Als Konsequenz des umwandlungsrechtlichen Bestandsschutzes, wie ihn § 202 UmwG regelt, ergibt sich, dass abgesehen von extremen Ausnahmefällen die Amtslöschung einer eingetragenen Umwandlung nach §§ 395, 397, 398 FamFG ausscheidet und in den Fällen eines rechtswidrigen, aber bestandsgeschützten Formwechsels die Geltendmachung von Schadensersatzansprüchen in Betracht kommt. Ob unter dem Gesichtspunkt des Schadensersatzes bei der hier gegebenen Gesellschafterkonstellation die Rückgängigmachung der eingetragenen Umwandlung erreicht werden kann, bedarf keiner Entscheidung.
Die Klage, die darauf gerichtet ist, den streitgegenständlichen Umwandlungsbeschluss für nichtig zu erklären, war daher - wie das Erstgericht zutreffend feststellte- zulässig und begründet. Die hiergegen gerichteten Rechtsmittel der Beklagten und des Streithelfers erweisen sich als nicht erfolgreich.
Die vom Streithelfer im Berufungsverfahren erstmals erhobene Zwischenfeststellungswiderklage ist gem. § 533 Nr. 1, Nr. 2 ZPO nicht zulässig. Der Kläger hat in die Widerklageerhebung nicht eingewilligt. Der Senat hält die Widerklage nicht für sachdienlich, da der entscheidungsreife Rechtsstreit durch die Widerklage verzögert würde.
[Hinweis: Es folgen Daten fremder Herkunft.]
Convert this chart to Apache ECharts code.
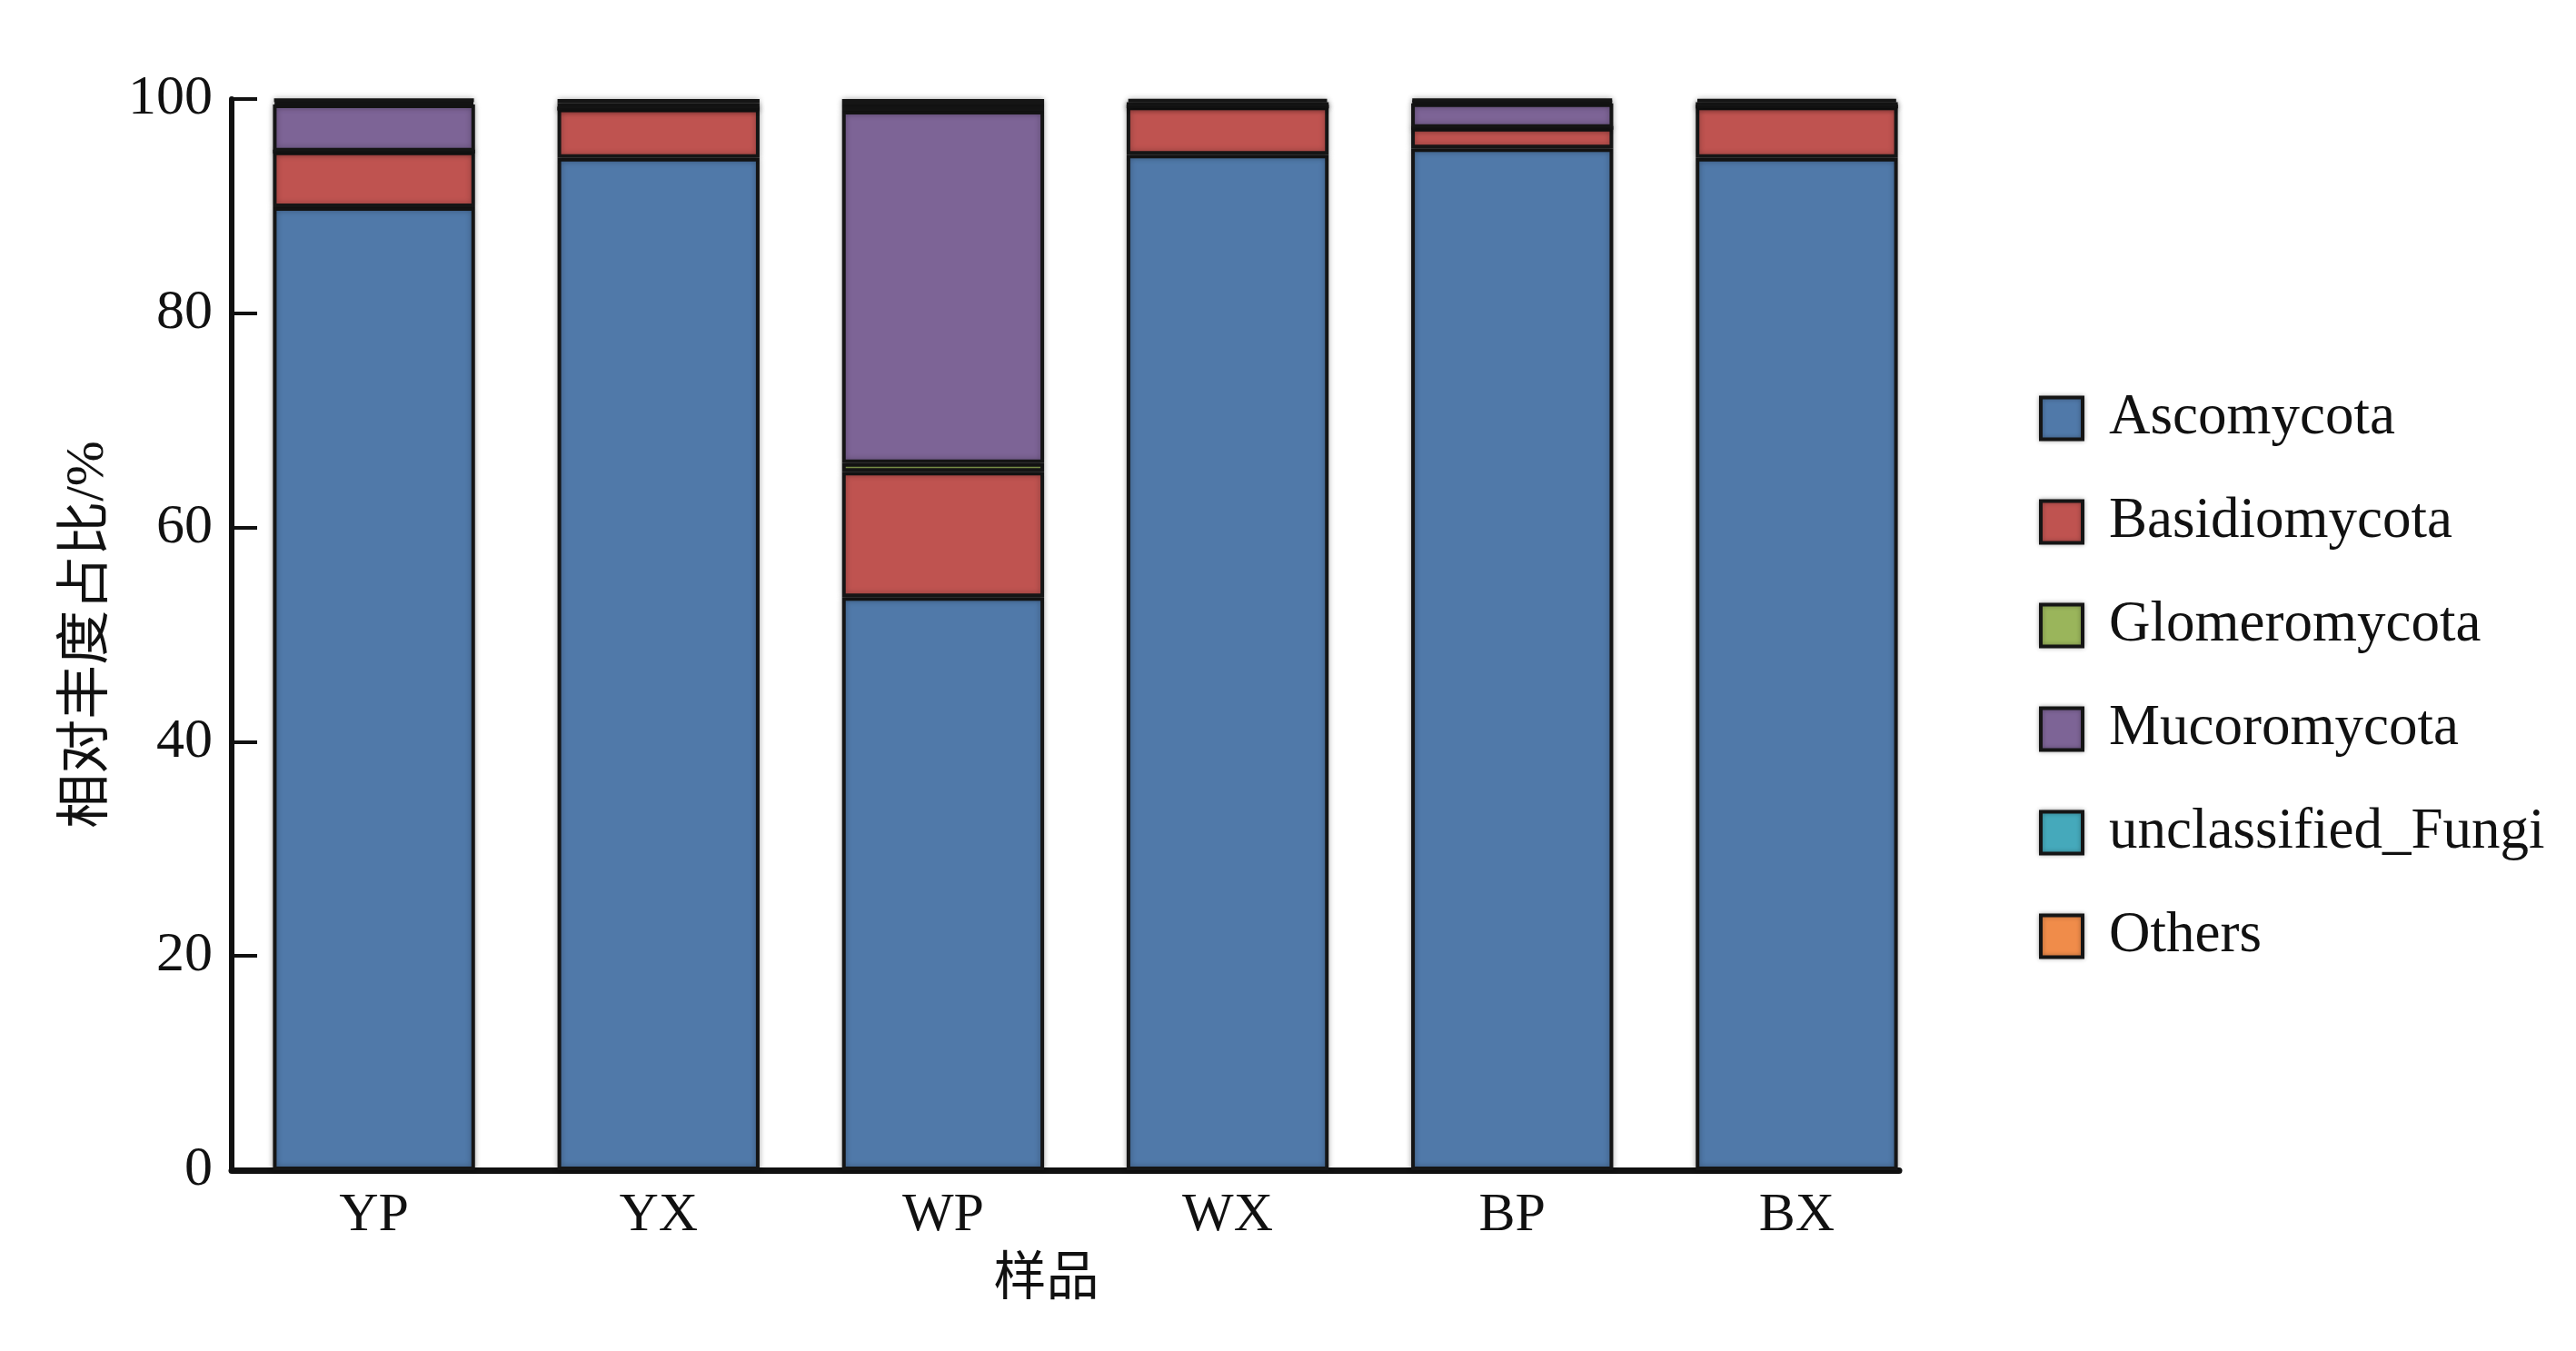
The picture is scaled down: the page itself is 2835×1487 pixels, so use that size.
<!DOCTYPE html>
<html>
<head>
<meta charset="utf-8">
<title>相对丰度</title>
<script src="https://cdn.jsdelivr.net/npm/echarts@6/dist/echarts.min.js"></script>
<style>
  html, body { margin: 0; padding: 0; background: #fff; }
  #main { width: 2835px; height: 1487px; }
</style>
</head>
<body>
<div id="main"></div>
<script>
"use strict";
/**样品**/
var samples = ["YP", "YX", "WP", "WX", "BP", "BX"];
/**门水平相对丰度 (%)**/
var ascomycota = [89.9, 94.5, 53.5, 94.8, 95.4, 94.5];
var basidiomycota = [5.2, 4.6, 11.7, 4.5, 1.9, 4.8];
var glomeromycota = [0, 0, 0.8, 0, 0, 0];
var mucoromycota = [4.4, 0, 32.9, 0, 2.3, 0];
var unclassifiedFungi = [0.3, 0.5, 0.6, 0.4, 0.2, 0.4];
var others = [0.2, 0.4, 0.5, 0.3, 0.2, 0.3];
var yTicks = [0, 20, 40, 60, 80, 100];

var phyla = [
  {name: "Ascomycota", data: ascomycota, color: "#5079a9"},
  {name: "Basidiomycota", data: basidiomycota, color: "#bf5350"},
  {name: "Glomeromycota", data: glomeromycota, color: "#9ab55b"},
  {name: "Mucoromycota", data: mucoromycota, color: "#7d6496"},
  {name: "unclassified_Fungi", data: unclassifiedFungi, color: "#45a9bb"},
  {name: "Others", data: others, color: "#f08c4a"}
];

var serif = "'Liberation Serif', 'Noto Sans CJK SC', serif";
var chart = echarts.init(document.getElementById("main"));

var series = phyla.map(function (p) {
  return {
    name: p.name,
    type: "bar",
    stack: "total",
    xAxisIndex: 0,
    yAxisIndex: 0,
    barWidth: "71%",
    data: p.data,
    itemStyle: {
      color: p.color,
      borderColor: "#151515",
      borderWidth: 4,
      shadowColor: "rgba(0,0,0,0.3)",
      shadowBlur: 6
    }
  };
});

chart.setOption({
  backgroundColor: "#fff",
  animation: false,
  // grid 0 holds the bars, grid 1 only draws the bottom axis line
  grid: [
    {left: 255, right: 701, top: 109, bottom: 199},
    {left: 255, right: 745, top: 109, bottom: 199}
  ],
  legend: {
    orient: "vertical",
    left: 2239,
    top: 424,
    itemWidth: 46,
    itemHeight: 46,
    itemGap: 51,
    icon: "rect",
    itemStyle: {
      borderColor: "#151515",
      borderWidth: 4,
      shadowColor: "rgba(0,0,0,0.3)",
      shadowBlur: 5
    },
    textStyle: {
      fontFamily: serif,
      fontSize: 63,
      color: "#111",
      padding: [0, 0, 0, 24]
    },
    data: phyla.map(function (p) { return p.name; })
  },
  xAxis: [
    {
      type: "category",
      gridIndex: 0,
      data: samples,
      boundaryGap: true,
      axisLine: {show: false},
      axisTick: {show: false},
      axisLabel: {
        margin: 20,
        fontFamily: serif,
        fontSize: 60,
        color: "#111"
      }
    },
    {
      type: "value",
      gridIndex: 1,
      min: 0,
      max: 1,
      name: "样品",
      nameLocation: "middle",
      nameGap: 93,
      nameTextStyle: {
        fontFamily: serif,
        fontSize: 58,
        color: "#111",
        padding: [0, 42, 0, 0]
      },
      axisLine: {show: true, lineStyle: {color: "#111", width: 7}},
      axisTick: {show: false},
      axisLabel: {show: false},
      splitLine: {show: false}
    }
  ],
  yAxis: [
    {
      type: "value",
      gridIndex: 0,
      min: yTicks[0],
      max: yTicks[yTicks.length - 1],
      interval: yTicks[1] - yTicks[0],
      name: "相对丰度占比/%",
      nameLocation: "middle",
      nameGap: 128,
      nameTextStyle: {
        fontFamily: serif,
        fontSize: 60,
        color: "#111"
      },
      axisLine: {show: true, lineStyle: {color: "#111", width: 6}},
      axisTick: {show: true, inside: true, length: 28, lineStyle: {color: "#111", width: 4}},
      axisLabel: {
        margin: 21,
        fontFamily: serif,
        fontSize: 62,
        color: "#111"
      },
      splitLine: {show: false}
    },
    {
      type: "value",
      gridIndex: 1,
      show: false
    }
  ],
  series: series
});
</script>
</body>
</html>
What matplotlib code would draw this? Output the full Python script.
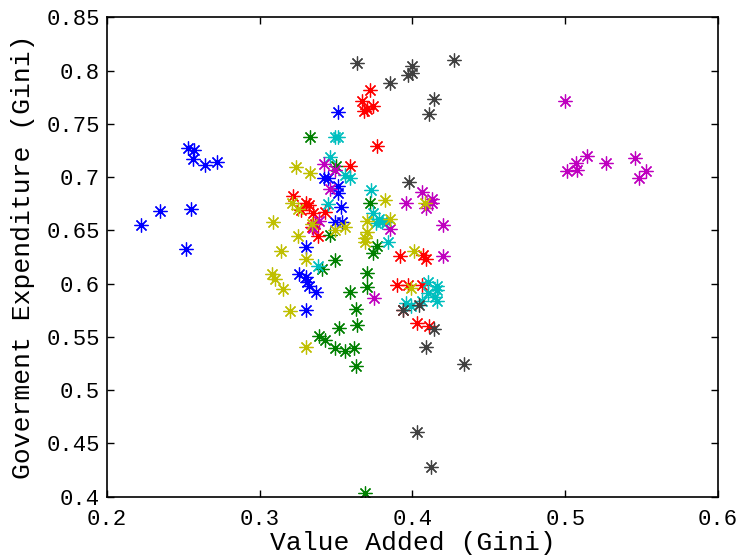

Der Feststellungsantrag geht über die im Berufungsverfahren zu klärende Rechtsfrage hinaus, soweit er auf die Feststellung gerichtet ist, dass der Kläger an der M. GmbH & Co. KG als Mitgesellschafter beteiligt ist.
Die Entscheidung über die Kosten beruht auf §§ 100 Abs. 1, 3, 97 ZPO. Die vorläufige Vollstreckbarkeit ergibt sich aus §§ 708 Nr. 10, 711, 713 ZPO.
Die Revision war nicht zuzulassen. Die Voraussetzungen des § 543 Abs. 2 ZPO liegen nicht vor. Die Rechtssache hat keine grundsätzliche Bedeutung, auch die Fortbildung des Rechts oder die Sicherung einer einheitlichen Rechtsprechung erfordern eine Entscheidung des Revisionsgerichts nicht.